- _Task objective_: Please write out the lines of the data exactly, beginning with the first and ending with the line containing "const citrateStars = ['', '', '', '', '*', '*', ''];"; leave the pictures behind.

- _Dataset excerpt_:
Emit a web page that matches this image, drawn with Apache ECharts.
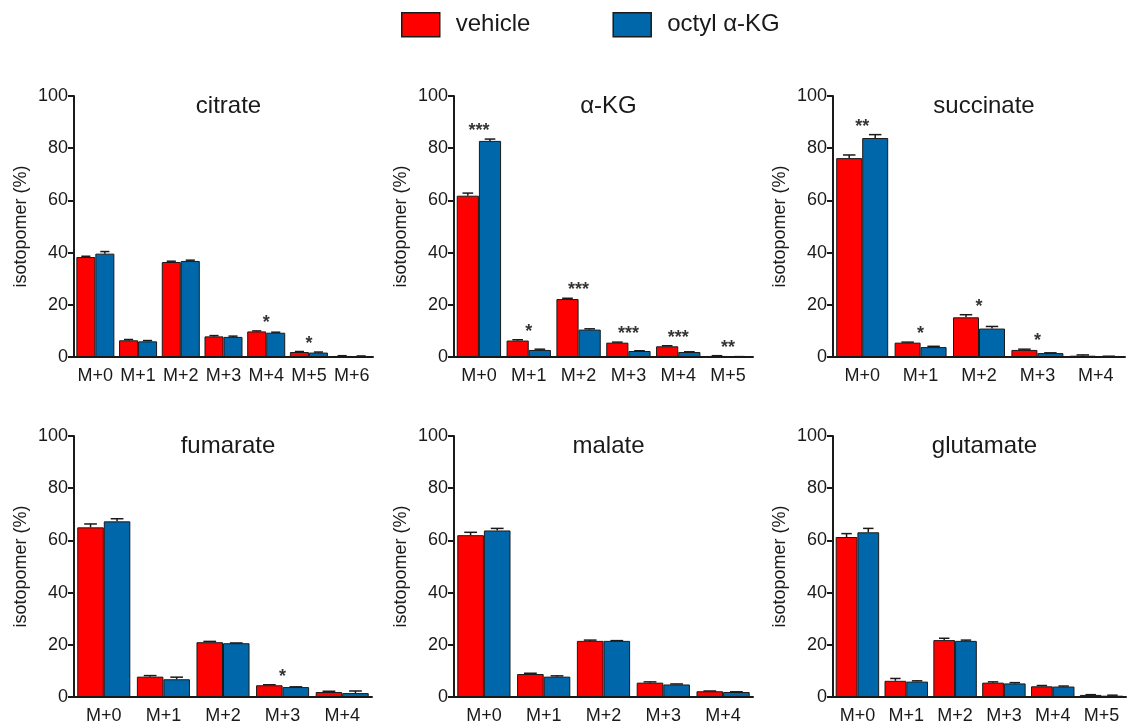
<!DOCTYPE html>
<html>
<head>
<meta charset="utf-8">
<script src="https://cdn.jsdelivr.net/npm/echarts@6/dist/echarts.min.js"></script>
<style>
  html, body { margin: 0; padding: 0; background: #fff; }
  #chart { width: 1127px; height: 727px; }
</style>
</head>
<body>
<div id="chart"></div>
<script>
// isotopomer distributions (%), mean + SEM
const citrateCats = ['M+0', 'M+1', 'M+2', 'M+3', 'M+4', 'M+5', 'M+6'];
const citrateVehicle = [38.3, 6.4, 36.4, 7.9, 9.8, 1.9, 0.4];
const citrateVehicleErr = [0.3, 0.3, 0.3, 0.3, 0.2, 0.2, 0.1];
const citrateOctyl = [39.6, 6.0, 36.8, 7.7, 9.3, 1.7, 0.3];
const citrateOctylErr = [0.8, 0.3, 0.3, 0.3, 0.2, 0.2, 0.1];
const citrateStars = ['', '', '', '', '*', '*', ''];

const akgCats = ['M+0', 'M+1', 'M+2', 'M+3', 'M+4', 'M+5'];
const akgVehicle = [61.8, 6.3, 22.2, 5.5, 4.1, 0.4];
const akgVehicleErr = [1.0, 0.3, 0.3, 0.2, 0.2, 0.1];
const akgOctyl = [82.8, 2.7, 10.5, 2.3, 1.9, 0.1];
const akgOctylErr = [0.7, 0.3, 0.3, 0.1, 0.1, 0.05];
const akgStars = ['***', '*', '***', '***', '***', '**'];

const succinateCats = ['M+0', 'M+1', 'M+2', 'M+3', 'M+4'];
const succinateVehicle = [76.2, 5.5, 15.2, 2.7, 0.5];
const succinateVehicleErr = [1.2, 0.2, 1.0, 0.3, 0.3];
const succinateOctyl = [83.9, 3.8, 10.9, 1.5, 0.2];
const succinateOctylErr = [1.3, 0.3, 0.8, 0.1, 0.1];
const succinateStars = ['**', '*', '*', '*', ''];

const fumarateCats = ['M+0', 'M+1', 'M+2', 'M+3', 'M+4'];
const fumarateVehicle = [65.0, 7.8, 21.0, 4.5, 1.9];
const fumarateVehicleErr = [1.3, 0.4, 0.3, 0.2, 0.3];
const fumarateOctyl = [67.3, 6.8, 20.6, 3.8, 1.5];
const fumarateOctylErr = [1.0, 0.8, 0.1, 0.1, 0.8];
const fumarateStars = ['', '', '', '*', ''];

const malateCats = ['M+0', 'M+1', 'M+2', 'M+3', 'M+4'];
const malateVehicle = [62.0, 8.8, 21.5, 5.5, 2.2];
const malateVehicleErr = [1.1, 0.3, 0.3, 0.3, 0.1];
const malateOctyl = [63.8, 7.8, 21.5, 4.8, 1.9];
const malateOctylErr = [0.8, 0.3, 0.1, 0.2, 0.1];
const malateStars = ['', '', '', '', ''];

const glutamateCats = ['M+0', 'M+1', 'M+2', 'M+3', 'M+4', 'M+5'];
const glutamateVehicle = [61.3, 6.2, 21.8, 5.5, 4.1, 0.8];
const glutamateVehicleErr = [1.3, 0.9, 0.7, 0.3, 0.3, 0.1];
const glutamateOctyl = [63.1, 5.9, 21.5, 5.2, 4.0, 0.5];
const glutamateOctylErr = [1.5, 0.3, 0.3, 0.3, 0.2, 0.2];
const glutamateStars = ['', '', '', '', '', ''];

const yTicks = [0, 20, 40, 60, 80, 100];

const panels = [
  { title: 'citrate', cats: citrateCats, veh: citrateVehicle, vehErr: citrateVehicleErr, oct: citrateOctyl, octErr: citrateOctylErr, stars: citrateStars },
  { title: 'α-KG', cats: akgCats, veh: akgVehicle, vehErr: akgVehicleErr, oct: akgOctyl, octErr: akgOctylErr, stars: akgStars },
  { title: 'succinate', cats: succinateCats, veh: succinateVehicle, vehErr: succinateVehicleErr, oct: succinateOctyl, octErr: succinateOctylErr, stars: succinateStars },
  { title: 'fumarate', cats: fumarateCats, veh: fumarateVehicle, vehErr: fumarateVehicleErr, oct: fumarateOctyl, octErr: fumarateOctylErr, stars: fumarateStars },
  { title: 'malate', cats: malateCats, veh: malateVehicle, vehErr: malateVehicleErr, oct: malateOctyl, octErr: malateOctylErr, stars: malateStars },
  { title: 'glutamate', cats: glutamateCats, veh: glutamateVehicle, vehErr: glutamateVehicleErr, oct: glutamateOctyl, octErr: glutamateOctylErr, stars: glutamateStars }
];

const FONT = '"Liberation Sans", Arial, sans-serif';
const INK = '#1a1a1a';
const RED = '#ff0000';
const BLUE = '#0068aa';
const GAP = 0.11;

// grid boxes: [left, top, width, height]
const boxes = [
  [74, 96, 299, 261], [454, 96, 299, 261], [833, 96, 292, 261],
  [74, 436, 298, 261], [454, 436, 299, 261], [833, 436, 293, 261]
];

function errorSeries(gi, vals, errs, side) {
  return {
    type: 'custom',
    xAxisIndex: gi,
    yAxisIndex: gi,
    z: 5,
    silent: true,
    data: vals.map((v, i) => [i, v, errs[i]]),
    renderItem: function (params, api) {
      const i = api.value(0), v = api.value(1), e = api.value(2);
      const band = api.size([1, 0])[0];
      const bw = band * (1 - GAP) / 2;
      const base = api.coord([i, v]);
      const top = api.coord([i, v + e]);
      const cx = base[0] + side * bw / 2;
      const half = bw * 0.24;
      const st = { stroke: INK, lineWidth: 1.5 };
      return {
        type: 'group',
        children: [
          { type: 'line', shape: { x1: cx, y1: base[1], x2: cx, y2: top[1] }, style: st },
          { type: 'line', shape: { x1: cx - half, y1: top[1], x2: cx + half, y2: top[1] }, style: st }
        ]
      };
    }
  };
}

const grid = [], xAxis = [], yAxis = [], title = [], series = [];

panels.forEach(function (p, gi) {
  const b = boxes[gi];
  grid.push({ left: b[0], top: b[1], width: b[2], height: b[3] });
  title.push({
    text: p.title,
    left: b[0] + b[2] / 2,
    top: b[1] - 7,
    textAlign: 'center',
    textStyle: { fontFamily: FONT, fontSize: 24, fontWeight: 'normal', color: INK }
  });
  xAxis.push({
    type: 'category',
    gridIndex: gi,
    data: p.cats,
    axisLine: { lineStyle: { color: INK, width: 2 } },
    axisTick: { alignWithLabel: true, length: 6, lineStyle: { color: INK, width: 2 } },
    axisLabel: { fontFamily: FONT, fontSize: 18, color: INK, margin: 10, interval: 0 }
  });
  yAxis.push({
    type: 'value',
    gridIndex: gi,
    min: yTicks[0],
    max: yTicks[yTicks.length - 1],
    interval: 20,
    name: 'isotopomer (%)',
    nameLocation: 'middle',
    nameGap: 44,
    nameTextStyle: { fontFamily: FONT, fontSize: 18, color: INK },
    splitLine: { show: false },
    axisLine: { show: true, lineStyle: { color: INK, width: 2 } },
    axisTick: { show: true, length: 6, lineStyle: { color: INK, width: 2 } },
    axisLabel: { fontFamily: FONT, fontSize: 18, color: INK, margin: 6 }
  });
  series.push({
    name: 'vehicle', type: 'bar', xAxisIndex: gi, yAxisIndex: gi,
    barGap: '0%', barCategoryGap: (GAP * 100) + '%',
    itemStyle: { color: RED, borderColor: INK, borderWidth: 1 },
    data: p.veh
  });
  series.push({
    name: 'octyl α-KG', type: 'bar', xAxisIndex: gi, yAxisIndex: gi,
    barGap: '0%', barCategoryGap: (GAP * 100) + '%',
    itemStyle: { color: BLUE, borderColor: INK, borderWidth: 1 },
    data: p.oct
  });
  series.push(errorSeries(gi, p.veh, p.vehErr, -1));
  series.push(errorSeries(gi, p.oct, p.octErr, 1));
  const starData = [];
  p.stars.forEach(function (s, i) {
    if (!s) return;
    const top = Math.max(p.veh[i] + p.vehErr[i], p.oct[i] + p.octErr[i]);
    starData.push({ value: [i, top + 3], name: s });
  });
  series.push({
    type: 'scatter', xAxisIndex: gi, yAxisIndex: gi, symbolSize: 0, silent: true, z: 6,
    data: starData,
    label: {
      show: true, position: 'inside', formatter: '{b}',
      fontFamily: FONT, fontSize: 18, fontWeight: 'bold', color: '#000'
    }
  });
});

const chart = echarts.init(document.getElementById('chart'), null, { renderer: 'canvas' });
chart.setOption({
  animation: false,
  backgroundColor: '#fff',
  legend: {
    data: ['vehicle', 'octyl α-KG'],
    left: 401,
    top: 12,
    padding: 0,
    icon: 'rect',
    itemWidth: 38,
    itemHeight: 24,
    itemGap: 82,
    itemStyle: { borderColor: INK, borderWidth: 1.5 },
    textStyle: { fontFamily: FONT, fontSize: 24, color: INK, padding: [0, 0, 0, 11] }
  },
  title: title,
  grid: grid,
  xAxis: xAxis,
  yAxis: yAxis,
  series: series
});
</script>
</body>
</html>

- _Exercise solution_:
Emit a web page that matches this image, drawn with Apache ECharts.
<!DOCTYPE html>
<html>
<head>
<meta charset="utf-8">
<script src="https://cdn.jsdelivr.net/npm/echarts@6/dist/echarts.min.js"></script>
<style>
  html, body { margin: 0; padding: 0; background: #fff; }
  #chart { width: 1127px; height: 727px; }
</style>
</head>
<body>
<div id="chart"></div>
<script>
// isotopomer distributions (%), mean + SEM
const citrateCats = ['M+0', 'M+1', 'M+2', 'M+3', 'M+4', 'M+5', 'M+6'];
const citrateVehicle = [38.3, 6.4, 36.4, 7.9, 9.8, 1.9, 0.4];
const citrateVehicleErr = [0.3, 0.3, 0.3, 0.3, 0.2, 0.2, 0.1];
const citrateOctyl = [39.6, 6.0, 36.8, 7.7, 9.3, 1.7, 0.3];
const citrateOctylErr = [0.8, 0.3, 0.3, 0.3, 0.2, 0.2, 0.1];
const citrateStars = ['', '', '', '', '*', '*', ''];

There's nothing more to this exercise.